Evocca welcomes reforms that make education and training more accessible and by extension, further welcomes reforms that will contribute to the ongoing financial sustainability of the Government’s contribution to higher education.
Evocca supports the intention of the Bill for higher education students to make an increased contribution to the cost of their studies. It has been Evocca’s experience that students with ‘skin in the game’ are more committed from the outset and are more likely to finish their studies and/or find employment. Lowering the current repayment threshold for Income Contingent Loans (ICL) from $53,345 to $50,638 will go some way towards the government seeing a return on its loan sooner (and will enable slightly more student ‘skin in the game’). However, Evocca supports this threshold being lowered even further, as was suggested in the Commission of Audit, so that ICLs can continue to be offered for future students over the long term.
Similarly, in an effort to make the system more sustainable over the longer term, Evocca supports the Government’s intention to raise the ICL repayment rate in line with the Treasury 10-year bond rate, to a maximum of 6%. Indeed, while we are not advocating for the New Zealand model, it is interesting to note, by way of comparison, that in New Zealand, students pay back their ICL at a flat rate of 12% once their income exceeds $19,084 (2012/13), in a bid to make the New Zealand ICL model sustainable.
Victoria University supports the submission of Universities Australia to the Senate Inquiry, but goes on to make points from the perspective of a “university that has some very important and distinctive characteristics”. Victoria University is a university with a high incidence of students from low socio-economic backgrounds, and from culturally and linguistically diverse backgrounds, and is based in the fastest growing region of Australia, the West of Melbourne. It is also a relatively new university, established in 1991, and a dual-sector university providing vocational education and training as well as higher education. The combination of these factors present particular challenges for the University, in the context of an increasingly deregulated tertiary education environment.

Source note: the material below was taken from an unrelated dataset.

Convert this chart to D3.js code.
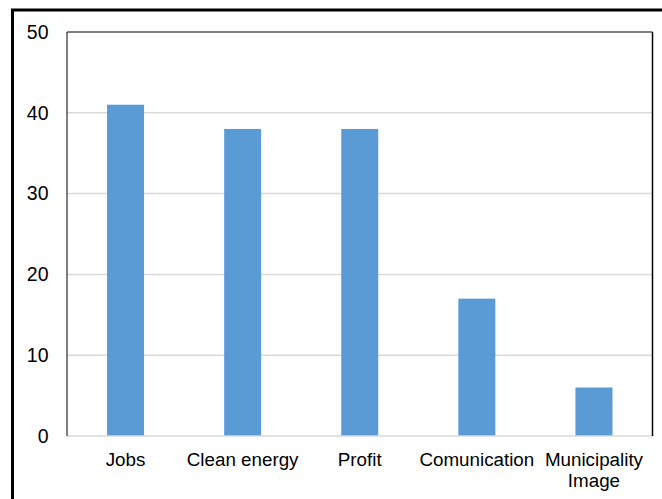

Amendments that need serious consideration include the following:
- putting a cap on income contingent loans (or CPI-indexed loans up to a certain level, and a real interest rate above that);
- having a more gradual transition process to the new system;
- having an independent body to oversight the market to monitor and review the effect of the market design;
- having a structural adjustment fund to support adjustment of institutions to the new environment;
- increasing funding for the Higher Education Participation and Partnerships Program;
- developing value-added measures of the contribution of universities to students and their communities.